A notable distinction from a typical Fab fragment structure lies in the relative orientation of the four TCR domains. The TCR molecule appears vertically compressed, with a shorter length and increased width compared to related antibody structures. This squat appearance is determined largely at the interdomain pairings.

The interface of the variable and constant domains is extensive, with much greater buried surface area than seen in immunoglobulin V_H-C_H1 or V_L-C_L interfaces. This elbow region of the molecule is dominated by interactions within the beta chain. While the contact between alpha chain variable and constant regions is smaller and limited to hydrophobic residues, the Vβ-Cβ interaction is marked by a highly polar region and a conserved salt bridge (Arg113-Glu158β).

The Vβ-Cβ interface contains a common "ball and socket" joint conserved in the V_H-C_H1 interface of immunoglobulins. This joint, formed by a phenylalanine (ball) and serine, valine, and leucine residues (socket), may allow some rotational flexibility in the elbow angle of the TCR. This suggests a possible conformational change upon ligand binding, and supports the idea of a TCR momomer directing intracellular signalling. The highly polar interface and conserved salt bridge, however, seem to indicate otherwise, and support the hypothesis of a rigid TCR forming aggregate multimers to initiate the activation signal.

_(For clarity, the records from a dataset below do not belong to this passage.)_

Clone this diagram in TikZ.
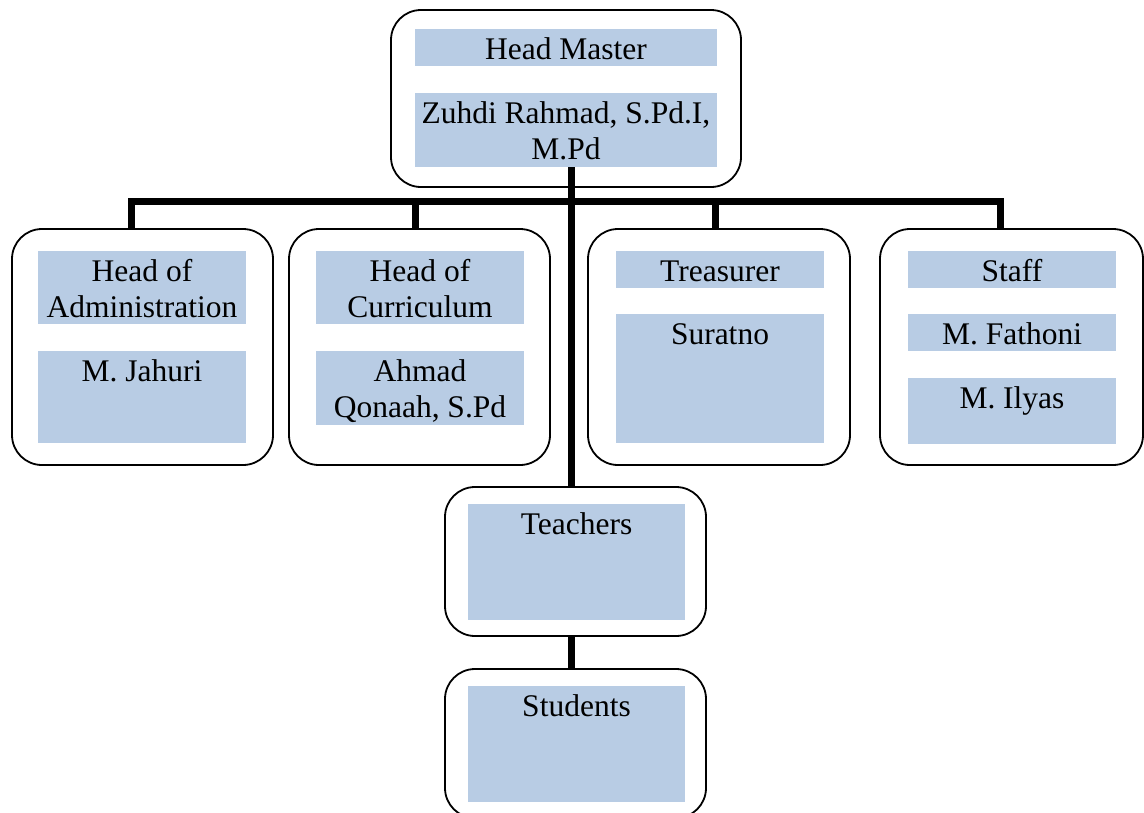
\documentclass[tikz,border=0pt]{standalone}
\usepackage{fontspec}
\setmainfont{Liberation Serif}
\usepackage{tikz}
\usepackage{xcolor}

\definecolor{cellblue}{RGB}{184,204,228}
% text of one blue cell, set from its top
\newcommand{\celltxt}[3]{\parbox[c][#2][t]{#1}{\centering\rule{0pt}{30pt}#3}}

\begin{document}
\begin{tikzpicture}[x=1pt, y=-1pt,
    unit/.style={draw, line width=1.8pt, rounded corners=30pt, fill=white, inner sep=0pt},
    cell/.style={fill=cellblue, inner sep=0pt, outer sep=0pt, font=\fontsize{31.5}{36}\selectfont},
    link/.style={line width=7pt}]
    \useasboundingbox (0,0) rectangle (1144,812);

    % boxes
    \node[unit, minimum width=350pt, minimum height=177pt] (hm) at (566,98.5) {};
    \node[unit, minimum width=261pt, minimum height=236pt] (admin) at (142.5,347) {};
    \node[unit, minimum width=261pt, minimum height=236pt] (curr) at (419.5,347) {};
    \node[unit, minimum width=262pt, minimum height=236pt] (treas) at (719,347) {};
    \node[unit, minimum width=263pt, minimum height=236pt] (staff) at (1011.5,347) {};
    \node[unit, minimum width=261pt, minimum height=149pt] (teach) at (575.5,561.5) {};
    \node[unit, minimum width=261pt, minimum height=149pt] (stud) at (575.5,743.5) {};

    % cells
    \node[cell] (hmtitle) at (566,47.5) {\celltxt{302pt}{37pt}{Head Master}};
    \node[cell] (hmname) at (566,130) {\celltxt{302pt}{74pt}{Zuhdi Rahmad, S.Pd.I,\\M.Pd}};
    \node[cell] (admtitle) at (142,287.5) {\celltxt{208pt}{73pt}{Head of\\Administration}};
    \node[cell] (admname) at (142,397) {\celltxt{208pt}{92pt}{M. Jahuri}};
    \node[cell] (curtitle) at (420,287.5) {\celltxt{208pt}{73pt}{Head of\\Curriculum}};
    \node[cell] (curname) at (420,388) {\celltxt{208pt}{74pt}{Ahmad\\Qonaah, S.Pd}};
    \node[cell] (trtitle) at (720,269.5) {\celltxt{208pt}{37pt}{Treasurer}};
    \node[cell] (trname) at (720,378.5) {\celltxt{208pt}{129pt}{Suratno}};
    \node[cell] (sttitle) at (1012,269.5) {\celltxt{208pt}{37pt}{Staff}};
    \node[cell] (stnameA) at (1012,332.5) {\celltxt{208pt}{37pt}{M. Fathoni}};
    \node[cell] (stnameB) at (1012,411) {\celltxt{208pt}{66pt}{M. Ilyas}};
    \node[cell] (teachcell) at (576.5,562) {\celltxt{217pt}{116pt}{Teachers}};
    \node[cell] (studcell) at (576.5,744) {\celltxt{217pt}{116pt}{Students}};

    % lines
    \coordinate (trunk) at (571,201);
    \coordinate (busL) at (131,201);
    \coordinate (busR) at (1000,201);
    \coordinate (dropC) at (415,201);
    \coordinate (dropT) at (715,201);
    \draw[link] (admin.north -| busL) |- (busR) -- (staff.north -| busR);
    \draw[link] (dropC) -- (curr.north -| dropC);
    \draw[link] (dropT) -- (treas.north -| dropT);
    \draw[link] (hmname.south -| trunk) -- (teach.north -| trunk);
    \draw[link] (teach.south -| trunk) -- (stud.north -| trunk);
\end{tikzpicture}
\end{document}
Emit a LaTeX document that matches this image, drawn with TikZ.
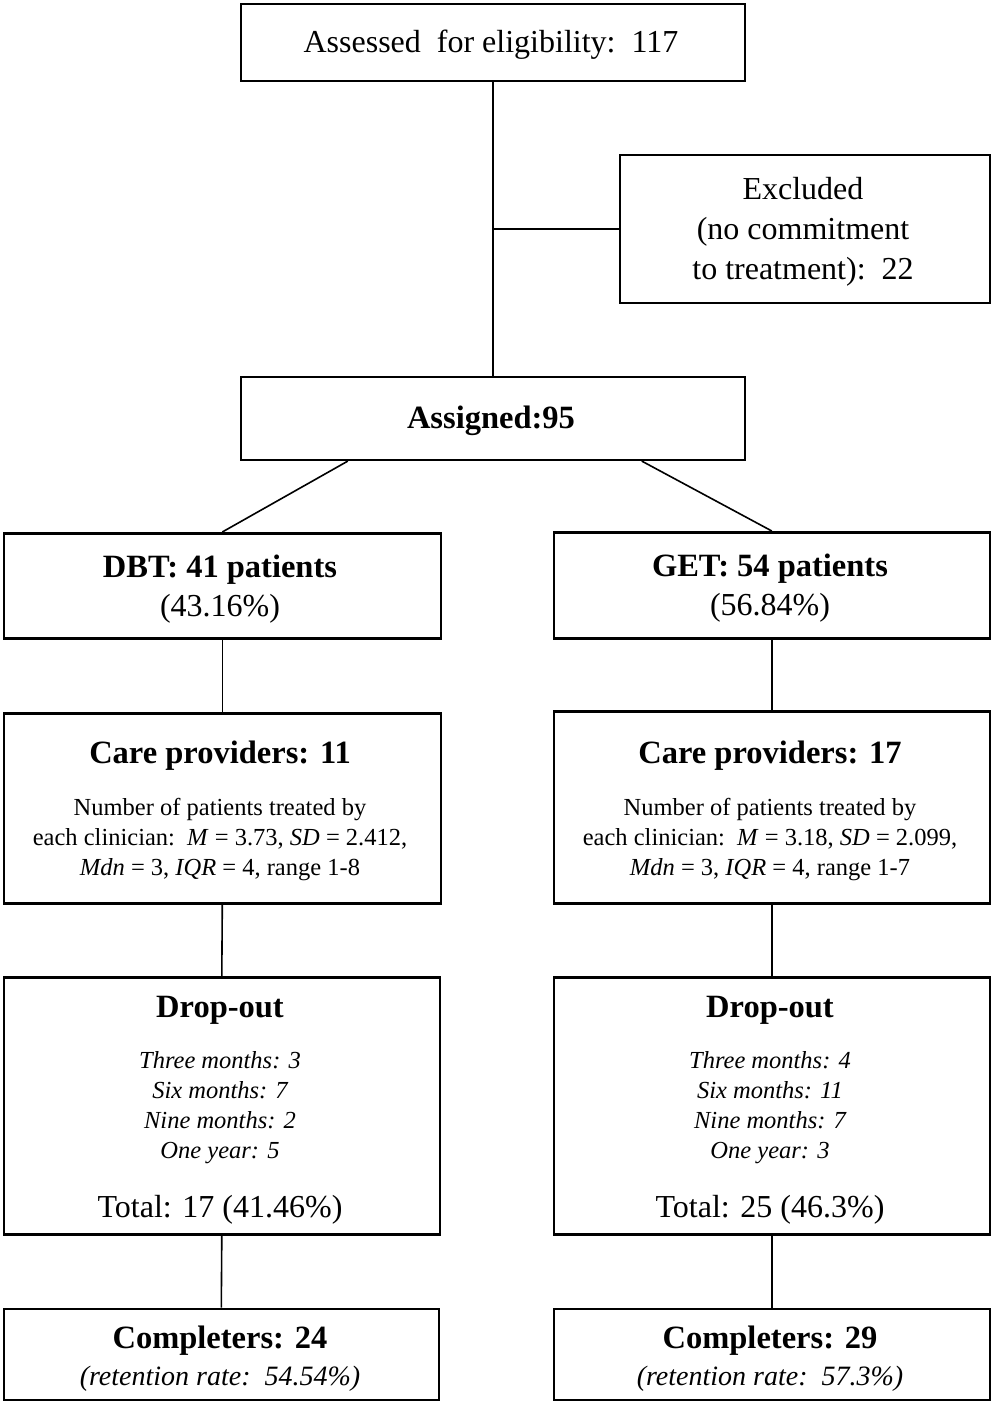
\documentclass[tikz,border=0pt]{standalone}
\usepackage{fontspec}
\setmainfont{Liberation Serif}
\usetikzlibrary{calc}
\tikzset{
  box/.style={draw, line width=2.6pt, inner sep=0pt, anchor=north west},
  conn/.style={line width=1.6pt},
  big/.style={font=\fontsize{32}{36}\selectfont, inner sep=0pt, anchor=base},
  bigb/.style={font=\fontsize{32.5}{36}\selectfont\bfseries, inner sep=0pt, anchor=base},
  small/.style={font=\fontsize{24.5}{30}\selectfont, inner sep=0pt, anchor=base},
  smalli/.style={font=\fontsize{24.5}{30}\selectfont\itshape, inner sep=0pt, anchor=base},
  reti/.style={font=\fontsize{28}{30}\selectfont\itshape, inner sep=0pt, anchor=base},
}
\newcommand{\bx}[5]{\node[box, minimum width=#4pt, minimum height=#5pt] (#1) at (#2,#3) {};}
\begin{document}
\begin{tikzpicture}[x=1pt,y=-1pt]
\useasboundingbox (0,0) rectangle (991,1408);
% boxes
\bx{top}{239.5}{2.5}{504}{77}
\bx{excl}{618.5}{153.5}{370}{148}
\bx{asg}{239.5}{375.5}{504}{83}
\bx{dbt}{2.5}{532}{437}{105}
\bx{get}{552.5}{531}{436}{106}
\bx{cpl}{2.5}{712}{437}{190}
\bx{cpr}{552.5}{710}{436}{192}
\bx{dol}{2.5}{976}{436}{257}
\bx{dor}{552.5}{976}{436}{257}
\bx{cml}{2.5}{1307.5}{435}{91}
\bx{cmr}{552.5}{1307.5}{436}{91}
% texts
\node[big] (t1) at (491,52) {Assessed\ \ for eligibility:\ \ 117};
\node[big] (t2) at (803,199.5) {Excluded};
\node[big] (t3) at (803,239.5) {(no commitment};
\node[big] (t4) at (803,279) {to treatment):\ \ 22};
\node[bigb] (t5) at (491,428) {Assigned:95};
\node[bigb] (t6) at (220,577) {DBT: 41 patients};
\node[big] (t7) at (220,616) {(43.16\%)};
\node[bigb] (t8) at (770,576) {GET: 54 patients};
\node[big] (t9) at (770,615) {(56.84\%)};
\node[bigb] (t10) at (220,763) {Care providers: 11};
\node[small] (t11a) at (220,815) {Number of patients treated by};
\node[small] (t11b) at (220,845) {each clinician:\ \ \textit{M} = 3.73, \textit{SD} = 2.412,};
\node[small] (t11c) at (220,875) {\textit{Mdn} = 3, \textit{IQR} = 4, range 1-8};
\node[bigb] (t12) at (770,763) {Care providers: 17};
\node[small] (t13a) at (770,815) {Number of patients treated by};
\node[small] (t13b) at (770,845) {each clinician:\ \ \textit{M} = 3.18, \textit{SD} = 2.099,};
\node[small] (t13c) at (770,875) {\textit{Mdn} = 3, \textit{IQR} = 4, range 1-7};
\node[bigb] (t14) at (220,1017) {Drop-out};
\node[smalli] (t15a) at (220,1068) {Three months: 3};
\node[smalli] (t15b) at (220,1098) {Six months: 7};
\node[smalli] (t15c) at (220,1128) {Nine months: 2};
\node[smalli] (t15d) at (220,1158) {One year: 5};
\node[big] (t16) at (220,1217) {Total: 17 (41.46\%)};
\node[bigb] (t17) at (770,1017) {Drop-out};
\node[smalli] (t18a) at (770,1068) {Three months: 4};
\node[smalli] (t18b) at (770,1098) {Six months: 11};
\node[smalli] (t18c) at (770,1128) {Nine months: 7};
\node[smalli] (t18d) at (770,1158) {One year: 3};
\node[big] (t19) at (770,1217) {Total: 25 (46.3\%)};
\node[bigb] (t20) at (220,1348) {Completers: 24};
\node[reti] (t21) at (220,1385) {(retention rate:\ \ 54.54\%)};
\node[bigb] (t22) at (770,1348) {Completers: 29};
\node[reti] (t23) at (770,1385) {(retention rate:\ \ 57.3\%)};
% connectors
\coordinate (br) at (top.south |- excl.west);
\draw[conn] (top.south) -- (asg.north);
\draw[conn] (br) -- (excl.west);
\draw[conn] ([xshift=-145pt]asg.south) -- (dbt.north);
\draw[conn] ([xshift=149pt]asg.south) -- (get.north);
\draw[conn] (dbt.south) -- (cpl.north);
\draw[conn] (get.south) -- (cpr.north);
\draw[conn] (cpl.south) -- (dol.north);
\draw[conn] (cpr.south) -- (dor.north);
\draw[conn] (dol.south) -- (cml.north);
\draw[conn] (dor.south) -- (cmr.north);
\end{tikzpicture}
\end{document}
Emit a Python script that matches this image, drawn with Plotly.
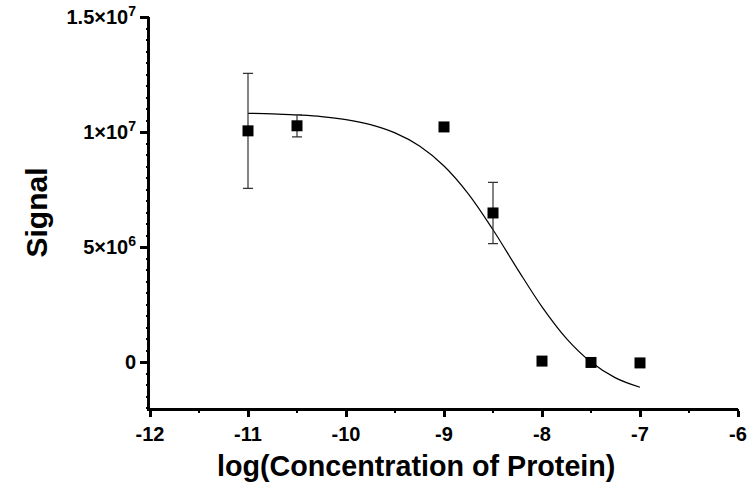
import plotly.graph_objects as go

# Measured points
log_conc = [-11, -10.5, -9, -8.5, -8, -7.5, -7]
signal = [1.005e7, 1.027e7, 1.022e7, 6.48e6, 4e4, -2e4, -4e4]
signal_err = [2.5e6, 4.8e5, 0, 1.33e6, 0, 0, 0]

# Fitted curve
curve_x = [-11, -10.75, -10.5, -10.25, -10, -9.75, -9.5, -9.25, -9, -8.75,
           -8.5, -8.25, -8, -7.75, -7.5, -7.25, -7]
curve_y = [1.081e7, 1.079e7, 1.074e7, 1.067e7, 1.054e7, 1.032e7, 9.96e6, 9.39e6,
           8.52e6, 7.30e6, 5.75e6, 4.04e6, 2.40e6, 1.02e6, 0.0, -6.9e5, -1.1e6]

y_tickvals = [0, 5e6, 1e7, 1.5e7]
y_ticktext = ["0", "5×10<sup>6</sup>", "1×10<sup>7</sup>", "1.5×10<sup>7</sup>"]
x_tickvals = [-12, -11, -10, -9, -8, -7, -6]
x_ticktext = ["-12", "-11", "-10", "-9", "-8", "-7", "-6"]

x_range = [-12, -6]
y_range = [-2e6, 1.5e7]
x_minor_step = 0.5
y_minor_step = 5e5

x_title = "log(Concentration of Protein)"
y_title = "Signal"

FONT = "Liberation Sans"

fig = go.Figure()
fig.add_trace(go.Scatter(
    x=curve_x, y=curve_y, mode="lines", line=dict(color="black", width=1.2, shape="spline"),
    showlegend=False, hoverinfo="skip"))
fig.add_trace(go.Scatter(
    x=log_conc, y=signal, mode="markers",
    marker=dict(symbol="square", size=11, color="black"),
    error_y=dict(type="data", array=signal_err, visible=True, color="#333333",
                 thickness=1.2, width=5),
    showlegend=False))
# invisible trace to anchor the minor-tick overlay axes
fig.add_trace(go.Scatter(
    x=[x_range[0]], y=[y_range[0]], xaxis="x2", yaxis="y2", mode="markers",
    marker=dict(opacity=0), showlegend=False, hoverinfo="skip"))

fig.add_annotation(
    text="<b>%s</b>" % x_title, xref="paper", yref="paper",
    x=0.452, y=-0.148, xanchor="center", yanchor="middle", showarrow=False,
    font=dict(family=FONT, size=28.7, color="black"))

fig.update_layout(
    width=749, height=483,
    margin=dict(l=150, r=11, t=17, b=75, autoexpand=False),
    plot_bgcolor="white", paper_bgcolor="white",
    font=dict(family=FONT, color="black", size=16),
    xaxis=dict(
        range=x_range, tickmode="array", tickvals=x_tickvals,
        ticktext=["<b>%s</b>" % t for t in x_ticktext],
        automargin=False,
        showgrid=False, zeroline=False, showline=True, linecolor="black", linewidth=3,
        ticks="outside", ticklen=6, tickwidth=2.5, tickcolor="black",
        tickfont=dict(family=FONT, size=20, color="black"),
    ),
    yaxis=dict(
        range=y_range, tickmode="array", tickvals=y_tickvals,
        ticktext=["<b>%s</b>" % t for t in y_ticktext],
        automargin=False,
        showgrid=False, zeroline=False, showline=True, linecolor="black", linewidth=3,
        ticks="outside", ticklen=7, tickwidth=2.5, tickcolor="black",
        tickfont=dict(family=FONT, size=20, color="black"),
        title=dict(text="<b>%s</b>" % y_title, standoff=10,
                   font=dict(family=FONT, size=30, color="black")),
    ),
    xaxis2=dict(
        range=x_range, overlaying="x", anchor="y2", side="bottom",
        tickmode="linear", tick0=x_range[0], dtick=x_minor_step,
        ticks="outside", ticklen=3.5, tickwidth=2, tickcolor="black",
        showticklabels=False, showgrid=False, zeroline=False, showline=False,
        automargin=False,
    ),
    yaxis2=dict(
        range=y_range, overlaying="y", anchor="x2", side="left",
        tickmode="linear", tick0=0, dtick=y_minor_step,
        ticks="outside", ticklen=3.5, tickwidth=2, tickcolor="black",
        showticklabels=False, showgrid=False, zeroline=False, showline=False,
        automargin=False,
    ),
)

fig.write_html("out.html", config={"displayModeBar": False},
               post_script="document.body.style.margin='0';")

In addition to the inter-chain disulphide bond, there is considerable complementarity between the alpha and beta chain constant regions. The interface is marked by an asymmetric distribution of charged residues, with the alpha chain bearing a net negative charge and the beta chain marked by a predominance of positively-charged basic residues. Within this generalized electrostatic attraction are two conserved salt bridges between the Cα and Cβ domains (Glu122α-Lys140β and Asp145α-Arg197β), and an interesting water-mediated hydrogen bond (Thr139α-HOH-Arg150β).

Much like the immunoglobulin C_H3-C_H3 interface, the TCR Cα-Cβ interface is stabilized by a carbohydrate linkage. Unlike immunoglobulins, however, the sugar attachment for the TCR is asymmetric, and it occurs at the outer edge of the interdomain pairing. A fucose ring on a carbohydrate moiety extending from Asn185α is hydrogen bonded to the side-chain oxygens of Glu181β and Ser182β. This indicates a critical role of post-translational glycosylation in stabilizing the quarternary structure of multimeric proteins.

The Vα-Vβ interface is marked by a symmetric pairing of polar and hydrophobic residues. The contact area between the two variable domains is small compared to that seen in most antibody Fab fragments. The decreased contact area coupled with the lack of fixed salt bridges seems to indicate a possible conformational change upon antigen binding. This is analogous to the ability of certain Fab fragments to alter their domain associations to achieve better shape complementarity when bound to antigen.